- [What is needed]
Beginning with the first line, set down every line through the one containing "ha='center', va='bottom', fontsize=12.5, color='#262626')", exactly as it appears, but not the pictures.
---------- Material provided ----------
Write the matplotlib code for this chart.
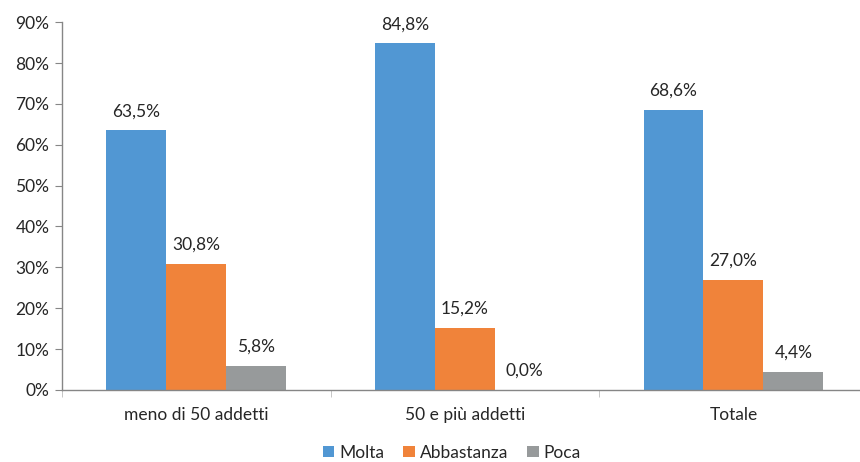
import matplotlib.pyplot as plt
import numpy as np

plt.rcParams['font.family'] = ['Lato', 'DejaVu Sans']

categorie = ['meno di 50 addetti', '50 e più addetti', 'Totale']
serie = ['Molta', 'Abbastanza', 'Poca']
molta = [63.5, 84.8, 68.6]
abbastanza = [30.8, 15.2, 27.0]
poca = [5.8, 0.0, 4.4]
colori = ['#5197D3', '#F0833A', '#979A9B']

fig = plt.figure(figsize=(8.6, 4.62), dpi=100)
# l'asse x esce leggermente a destra, come nell'originale
ax = fig.add_axes([0.072, 0.156, 0.937, 0.796])

x = np.arange(len(categorie))
w = 0.223
for i, (nome, valori) in enumerate(zip(serie, [molta, abbastanza, poca])):
    pos = x + (i - 1) * w
    ax.bar(pos, valori, width=w, color=colori[i], label=nome)
    for p, v in zip(pos, valori):
        ax.annotate(('%.1f%%' % v).replace('.', ','), (p, v),
                    xytext=(0, 8), textcoords='offset points',
                    ha='center', va='bottom', fontsize=12.5, color='#262626')

ax.set_xlim(-0.5, 2.5)
ax.set_ylim(0, 90)
ax.set_yticks(range(0, 91, 10))
ax.set_yticklabels(['%d%%' % t for t in range(0, 91, 10)])
ax.set_xticks(x)
ax.set_xticklabels(categorie)
ax.set_xticks([-0.5, 0.5, 1.5, 2.5], minor=True)
ax.tick_params(axis='x', which='major', length=0, pad=12, labelsize=12.5, labelcolor='#262626')
ax.tick_params(axis='x', which='minor', length=5, color='#BDBDBD', direction='out')
ax.tick_params(axis='y', length=5, color='#868686', labelsize=12.5, labelcolor='#262626', pad=4)

for s in ['top', 'right']:
    ax.spines[s].set_visible(False)
for s in ['left', 'bottom']:
    ax.spines[s].set_color('#868686')
    ax.spines[s].set_linewidth(1)

ax.legend(loc='lower center', bbox_to_anchor=(0.484, -0.235), ncol=3, frameon=False,
          fontsize=12.5, handlelength=0.65, handleheight=0.65, handletextpad=0.3,
          columnspacing=1.1, labelcolor='#262626')

fig.savefig('out.png', dpi=100)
----------
- [Answer for this exercise]
Write the matplotlib code for this chart.
import matplotlib.pyplot as plt
import numpy as np

plt.rcParams['font.family'] = ['Lato', 'DejaVu Sans']

categorie = ['meno di 50 addetti', '50 e più addetti', 'Totale']
serie = ['Molta', 'Abbastanza', 'Poca']
molta = [63.5, 84.8, 68.6]
abbastanza = [30.8, 15.2, 27.0]
poca = [5.8, 0.0, 4.4]
colori = ['#5197D3', '#F0833A', '#979A9B']

fig = plt.figure(figsize=(8.6, 4.62), dpi=100)
# l'asse x esce leggermente a destra, come nell'originale
ax = fig.add_axes([0.072, 0.156, 0.937, 0.796])

x = np.arange(len(categorie))
w = 0.223
for i, (nome, valori) in enumerate(zip(serie, [molta, abbastanza, poca])):
    pos = x + (i - 1) * w
    ax.bar(pos, valori, width=w, color=colori[i], label=nome)
    for p, v in zip(pos, valori):
        ax.annotate(('%.1f%%' % v).replace('.', ','), (p, v),
                    xytext=(0, 8), textcoords='offset points',
                    ha='center', va='bottom', fontsize=12.5, color='#262626')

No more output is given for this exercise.